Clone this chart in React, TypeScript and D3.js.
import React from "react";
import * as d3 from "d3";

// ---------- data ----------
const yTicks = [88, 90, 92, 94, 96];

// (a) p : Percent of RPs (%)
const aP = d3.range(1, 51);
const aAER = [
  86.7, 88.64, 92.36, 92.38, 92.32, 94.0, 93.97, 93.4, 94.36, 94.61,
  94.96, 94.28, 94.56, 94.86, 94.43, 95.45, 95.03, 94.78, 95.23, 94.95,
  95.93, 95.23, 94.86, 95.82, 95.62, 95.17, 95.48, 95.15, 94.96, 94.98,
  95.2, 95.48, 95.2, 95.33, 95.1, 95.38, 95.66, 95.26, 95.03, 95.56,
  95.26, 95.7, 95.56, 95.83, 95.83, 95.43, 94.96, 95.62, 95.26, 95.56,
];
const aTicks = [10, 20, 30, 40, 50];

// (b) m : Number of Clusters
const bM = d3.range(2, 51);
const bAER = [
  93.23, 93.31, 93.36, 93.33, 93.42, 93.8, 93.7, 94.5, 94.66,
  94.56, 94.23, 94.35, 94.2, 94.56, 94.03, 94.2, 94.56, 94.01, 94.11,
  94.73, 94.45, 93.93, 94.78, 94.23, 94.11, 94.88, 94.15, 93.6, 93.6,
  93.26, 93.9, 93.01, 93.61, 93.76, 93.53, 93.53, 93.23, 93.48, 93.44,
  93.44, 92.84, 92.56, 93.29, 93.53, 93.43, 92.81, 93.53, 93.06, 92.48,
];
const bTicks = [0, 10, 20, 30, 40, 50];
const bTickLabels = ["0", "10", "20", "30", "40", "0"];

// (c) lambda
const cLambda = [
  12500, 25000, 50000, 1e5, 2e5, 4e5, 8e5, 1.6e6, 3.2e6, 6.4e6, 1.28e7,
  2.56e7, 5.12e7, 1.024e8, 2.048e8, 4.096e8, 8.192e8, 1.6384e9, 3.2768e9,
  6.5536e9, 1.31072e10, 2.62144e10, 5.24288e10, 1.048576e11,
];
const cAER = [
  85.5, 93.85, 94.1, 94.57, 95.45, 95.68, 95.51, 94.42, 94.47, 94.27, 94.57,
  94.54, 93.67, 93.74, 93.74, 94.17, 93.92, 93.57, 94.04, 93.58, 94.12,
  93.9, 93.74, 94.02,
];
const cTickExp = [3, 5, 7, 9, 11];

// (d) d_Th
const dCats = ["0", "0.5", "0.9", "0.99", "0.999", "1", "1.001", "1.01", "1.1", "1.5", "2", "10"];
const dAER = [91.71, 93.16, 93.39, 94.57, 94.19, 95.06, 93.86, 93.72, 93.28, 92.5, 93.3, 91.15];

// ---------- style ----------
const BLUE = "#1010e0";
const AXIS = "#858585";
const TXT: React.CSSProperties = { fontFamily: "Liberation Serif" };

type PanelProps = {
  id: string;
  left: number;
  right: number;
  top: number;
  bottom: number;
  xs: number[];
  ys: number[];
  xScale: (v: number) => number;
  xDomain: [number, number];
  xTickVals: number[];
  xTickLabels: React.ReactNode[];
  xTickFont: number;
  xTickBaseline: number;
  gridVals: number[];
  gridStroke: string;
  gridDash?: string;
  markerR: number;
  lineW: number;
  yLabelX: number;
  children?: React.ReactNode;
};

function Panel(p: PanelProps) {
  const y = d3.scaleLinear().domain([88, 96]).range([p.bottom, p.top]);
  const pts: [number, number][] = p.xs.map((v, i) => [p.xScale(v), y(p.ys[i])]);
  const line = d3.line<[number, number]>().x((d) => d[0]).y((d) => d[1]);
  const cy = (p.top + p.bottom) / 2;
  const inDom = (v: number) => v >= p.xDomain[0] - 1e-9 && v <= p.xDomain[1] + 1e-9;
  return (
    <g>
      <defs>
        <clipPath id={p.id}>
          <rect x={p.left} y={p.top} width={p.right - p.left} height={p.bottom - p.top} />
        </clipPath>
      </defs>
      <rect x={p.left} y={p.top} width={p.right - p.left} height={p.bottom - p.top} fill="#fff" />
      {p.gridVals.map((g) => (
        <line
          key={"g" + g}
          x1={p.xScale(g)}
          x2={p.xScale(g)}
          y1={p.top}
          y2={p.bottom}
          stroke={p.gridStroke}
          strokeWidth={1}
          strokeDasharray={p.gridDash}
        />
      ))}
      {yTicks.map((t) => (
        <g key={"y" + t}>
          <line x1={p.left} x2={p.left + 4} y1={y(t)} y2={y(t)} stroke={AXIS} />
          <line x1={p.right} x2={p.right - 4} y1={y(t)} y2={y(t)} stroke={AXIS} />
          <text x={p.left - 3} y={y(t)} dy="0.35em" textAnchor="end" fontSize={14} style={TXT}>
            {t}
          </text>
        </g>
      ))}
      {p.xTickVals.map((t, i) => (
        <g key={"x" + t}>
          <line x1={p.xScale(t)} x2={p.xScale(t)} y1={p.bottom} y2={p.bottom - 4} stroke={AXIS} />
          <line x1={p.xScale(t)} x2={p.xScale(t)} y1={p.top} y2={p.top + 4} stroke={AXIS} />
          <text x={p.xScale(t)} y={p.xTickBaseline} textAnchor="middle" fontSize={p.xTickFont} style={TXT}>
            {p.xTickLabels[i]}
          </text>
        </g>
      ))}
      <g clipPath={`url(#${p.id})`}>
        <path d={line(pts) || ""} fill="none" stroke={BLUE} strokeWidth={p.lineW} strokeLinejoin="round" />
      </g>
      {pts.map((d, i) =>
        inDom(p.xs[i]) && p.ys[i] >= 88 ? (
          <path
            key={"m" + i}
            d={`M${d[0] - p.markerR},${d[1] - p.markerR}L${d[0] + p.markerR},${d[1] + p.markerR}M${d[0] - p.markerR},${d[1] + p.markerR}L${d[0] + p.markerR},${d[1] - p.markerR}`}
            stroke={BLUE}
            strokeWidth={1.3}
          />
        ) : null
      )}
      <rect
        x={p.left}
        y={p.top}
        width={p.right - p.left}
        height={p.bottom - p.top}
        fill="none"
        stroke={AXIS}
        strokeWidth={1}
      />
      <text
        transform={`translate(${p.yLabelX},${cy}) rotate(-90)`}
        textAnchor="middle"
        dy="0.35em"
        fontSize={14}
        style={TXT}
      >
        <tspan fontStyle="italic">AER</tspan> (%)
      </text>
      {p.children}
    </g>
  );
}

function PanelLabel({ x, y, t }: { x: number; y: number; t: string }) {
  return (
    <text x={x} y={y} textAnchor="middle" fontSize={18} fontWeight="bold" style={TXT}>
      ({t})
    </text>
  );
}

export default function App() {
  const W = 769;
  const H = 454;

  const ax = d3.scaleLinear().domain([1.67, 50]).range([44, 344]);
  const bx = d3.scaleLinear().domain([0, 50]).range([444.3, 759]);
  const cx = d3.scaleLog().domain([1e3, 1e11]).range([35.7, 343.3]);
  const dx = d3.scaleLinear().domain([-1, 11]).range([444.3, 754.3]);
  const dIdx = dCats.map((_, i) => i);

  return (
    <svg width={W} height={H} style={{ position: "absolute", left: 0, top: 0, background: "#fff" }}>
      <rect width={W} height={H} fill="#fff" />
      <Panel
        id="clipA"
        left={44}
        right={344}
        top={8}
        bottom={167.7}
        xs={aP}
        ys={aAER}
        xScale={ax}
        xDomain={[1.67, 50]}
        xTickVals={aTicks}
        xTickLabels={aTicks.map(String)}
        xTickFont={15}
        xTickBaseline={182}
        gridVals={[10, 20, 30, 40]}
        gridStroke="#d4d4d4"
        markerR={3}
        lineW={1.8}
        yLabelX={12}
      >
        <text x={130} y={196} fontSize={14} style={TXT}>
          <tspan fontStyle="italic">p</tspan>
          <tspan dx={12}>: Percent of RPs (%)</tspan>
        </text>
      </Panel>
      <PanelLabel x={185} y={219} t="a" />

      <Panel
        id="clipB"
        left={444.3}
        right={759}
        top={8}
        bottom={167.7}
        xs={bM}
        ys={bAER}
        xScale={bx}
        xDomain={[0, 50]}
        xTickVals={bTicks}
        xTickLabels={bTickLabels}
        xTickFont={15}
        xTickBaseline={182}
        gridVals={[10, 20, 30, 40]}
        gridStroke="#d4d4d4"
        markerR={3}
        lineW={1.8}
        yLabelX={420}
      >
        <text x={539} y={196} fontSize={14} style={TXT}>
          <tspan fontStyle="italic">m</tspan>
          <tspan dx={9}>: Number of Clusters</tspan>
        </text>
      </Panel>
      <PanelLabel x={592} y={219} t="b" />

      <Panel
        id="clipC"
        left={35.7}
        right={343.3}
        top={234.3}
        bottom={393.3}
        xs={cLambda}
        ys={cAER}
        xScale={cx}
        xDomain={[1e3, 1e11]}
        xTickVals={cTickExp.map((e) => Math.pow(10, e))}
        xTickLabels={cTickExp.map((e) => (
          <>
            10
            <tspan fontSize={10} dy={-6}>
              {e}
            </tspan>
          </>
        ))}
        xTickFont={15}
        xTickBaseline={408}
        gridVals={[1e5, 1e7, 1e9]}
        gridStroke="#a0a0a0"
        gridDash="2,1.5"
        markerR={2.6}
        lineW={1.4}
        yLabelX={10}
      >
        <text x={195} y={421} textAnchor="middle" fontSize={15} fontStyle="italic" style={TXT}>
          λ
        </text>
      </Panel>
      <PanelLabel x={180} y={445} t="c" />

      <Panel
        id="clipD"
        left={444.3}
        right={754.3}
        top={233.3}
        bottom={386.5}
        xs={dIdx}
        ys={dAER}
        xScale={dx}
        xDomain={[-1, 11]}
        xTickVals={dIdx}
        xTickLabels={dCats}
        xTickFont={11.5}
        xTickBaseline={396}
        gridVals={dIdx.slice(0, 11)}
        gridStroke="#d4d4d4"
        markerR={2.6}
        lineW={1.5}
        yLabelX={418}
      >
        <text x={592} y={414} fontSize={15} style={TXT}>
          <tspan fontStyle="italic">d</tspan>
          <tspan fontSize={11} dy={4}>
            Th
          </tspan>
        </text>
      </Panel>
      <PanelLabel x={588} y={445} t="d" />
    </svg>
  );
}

+ + + + +

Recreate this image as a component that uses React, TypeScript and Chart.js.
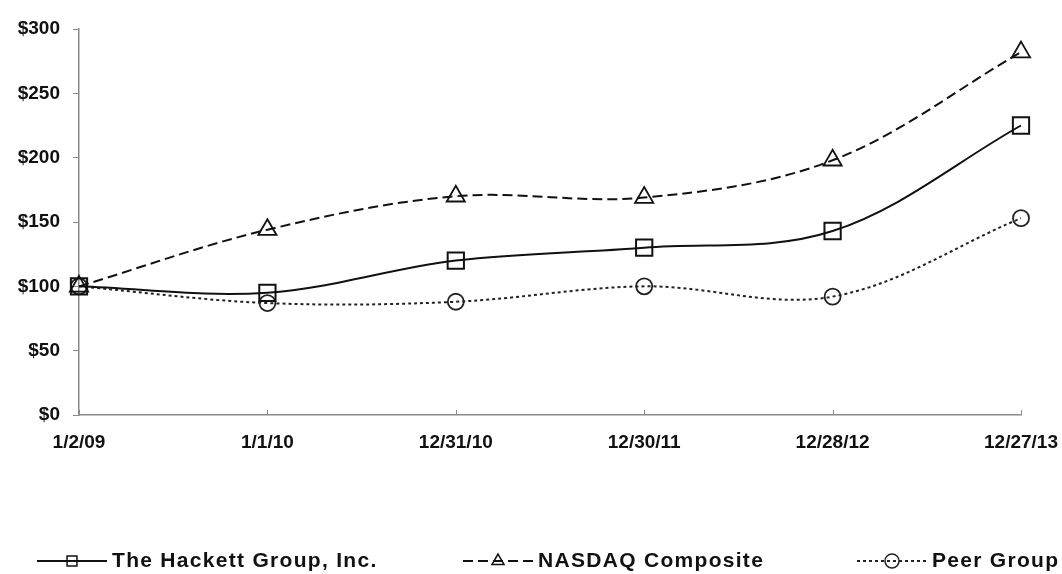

+ + + + +

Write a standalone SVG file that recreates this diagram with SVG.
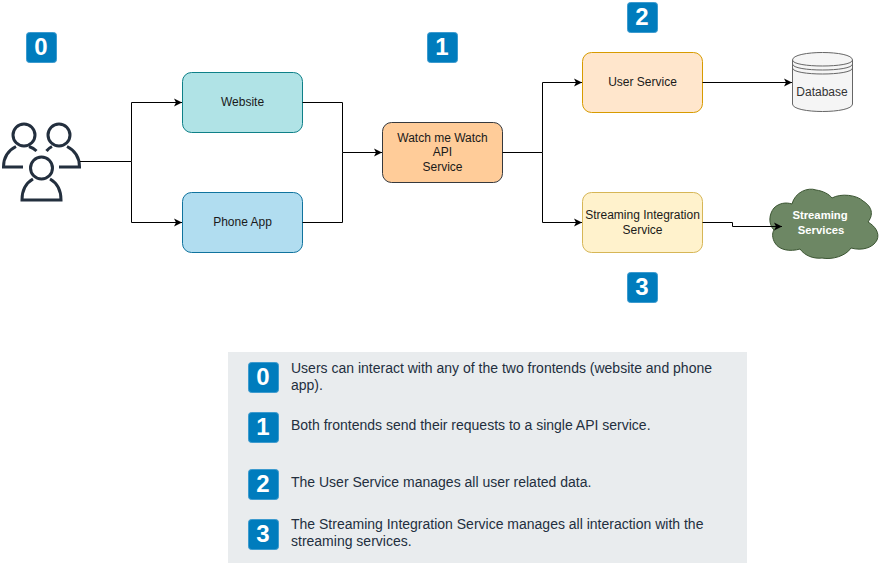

+ + + + +

Your task:
Look back at the data above. Transcribe exactly the lines starting at the line that contains "Clone this chart" and ending at the line that contains "const aTicks = [10, 20, 30, 40, 50];".

Written solution:
Clone this chart in React, TypeScript and D3.js.
import React from "react";
import * as d3 from "d3";

// ---------- data ----------
const yTicks = [88, 90, 92, 94, 96];

// (a) p : Percent of RPs (%)
const aP = d3.range(1, 51);
const aAER = [
  86.7, 88.64, 92.36, 92.38, 92.32, 94.0, 93.97, 93.4, 94.36, 94.61,
  94.96, 94.28, 94.56, 94.86, 94.43, 95.45, 95.03, 94.78, 95.23, 94.95,
  95.93, 95.23, 94.86, 95.82, 95.62, 95.17, 95.48, 95.15, 94.96, 94.98,
  95.2, 95.48, 95.2, 95.33, 95.1, 95.38, 95.66, 95.26, 95.03, 95.56,
  95.26, 95.7, 95.56, 95.83, 95.83, 95.43, 94.96, 95.62, 95.26, 95.56,
];
const aTicks = [10, 20, 30, 40, 50];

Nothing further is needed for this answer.